→ **Provided records**:
——

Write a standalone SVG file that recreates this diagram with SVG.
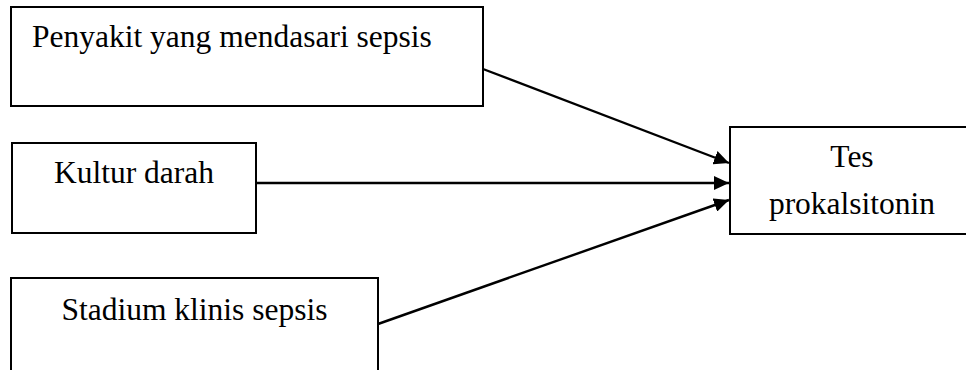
<svg xmlns="http://www.w3.org/2000/svg" width="966" height="370" viewBox="0 0 966 370">
<style>
.box{fill:#fff;stroke:#000;stroke-width:2}
text{font-family:'Liberation Serif','Times New Roman',Times,'DejaVu Serif',serif;font-size:31.5px;fill:#000}
.c{text-anchor:middle}
.edge{stroke:#000;stroke-width:2.4;fill:none;marker-end:url(#ah)}
</style>
<defs>
<marker id="ah" markerUnits="userSpaceOnUse" markerWidth="16" markerHeight="14" refX="15" refY="7" orient="auto">
<path d="M0,0 L15,7 L0,14 Z" fill="#000"/>
</marker>
</defs>
<rect width="966" height="370" fill="#fff"/>
<g id="n1"><rect class="box" x="11" y="7" width="472" height="99"/><text font-family="Liberation Serif, serif" x="32" y="47">Penyakit yang mendasari sepsis</text></g>
<g id="n2"><rect class="box" x="12" y="143" width="244" height="90"/><text font-family="Liberation Serif, serif" class="c" x="134" y="183">Kultur darah</text></g>
<g id="n3"><rect class="box" x="11" y="278" width="367" height="100"/><text font-family="Liberation Serif, serif" class="c" x="194.5" y="320">Stadium klinis sepsis</text></g>
<g id="n4"><rect class="box" x="730" y="127" width="245" height="107"/><text font-family="Liberation Serif, serif" class="c" x="852" y="167">Tes</text><text font-family="Liberation Serif, serif" class="c" x="852" y="214">prokalsitonin</text></g>
<g id="edges">
<line class="edge" x1="483" y1="69" x2="729" y2="163"/>
<line class="edge" x1="256" y1="183" x2="729" y2="183"/>
<line class="edge" x1="378" y1="324" x2="729" y2="200"/>
</g>
</svg>
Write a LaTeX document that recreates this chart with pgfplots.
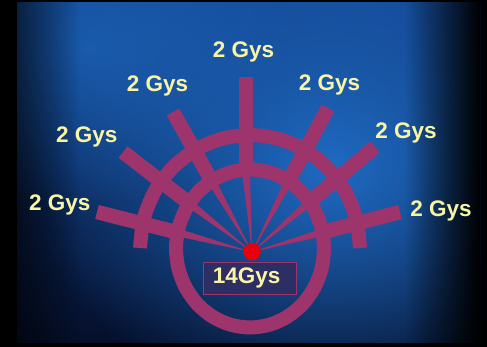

——

Write out the whole listing again, exactly, with no pictures.

Write a standalone SVG file that recreates this diagram with SVG.
<svg xmlns="http://www.w3.org/2000/svg" width="966" height="370" viewBox="0 0 966 370">
<style>
.box{fill:#fff;stroke:#000;stroke-width:2}
text{font-family:'Liberation Serif','Times New Roman',Times,'DejaVu Serif',serif;font-size:31.5px;fill:#000}
.c{text-anchor:middle}
.edge{stroke:#000;stroke-width:2.4;fill:none;marker-end:url(#ah)}
</style>
<defs>
<marker id="ah" markerUnits="userSpaceOnUse" markerWidth="16" markerHeight="14" refX="15" refY="7" orient="auto">
<path d="M0,0 L15,7 L0,14 Z" fill="#000"/>
</marker>
</defs>
<rect width="966" height="370" fill="#fff"/>
<g id="n1"><rect class="box" x="11" y="7" width="472" height="99"/><text font-family="Liberation Serif, serif" x="32" y="47">Penyakit yang mendasari sepsis</text></g>
<g id="n2"><rect class="box" x="12" y="143" width="244" height="90"/><text font-family="Liberation Serif, serif" class="c" x="134" y="183">Kultur darah</text></g>
<g id="n3"><rect class="box" x="11" y="278" width="367" height="100"/><text font-family="Liberation Serif, serif" class="c" x="194.5" y="320">Stadium klinis sepsis</text></g>
<g id="n4"><rect class="box" x="730" y="127" width="245" height="107"/><text font-family="Liberation Serif, serif" class="c" x="852" y="167">Tes</text><text font-family="Liberation Serif, serif" class="c" x="852" y="214">prokalsitonin</text></g>
<g id="edges">
<line class="edge" x1="483" y1="69" x2="729" y2="163"/>
<line class="edge" x1="256" y1="183" x2="729" y2="183"/>
<line class="edge" x1="378" y1="324" x2="729" y2="200"/>
</g>
</svg>
Write a LaTeX document that recreates this chart with pgfplots.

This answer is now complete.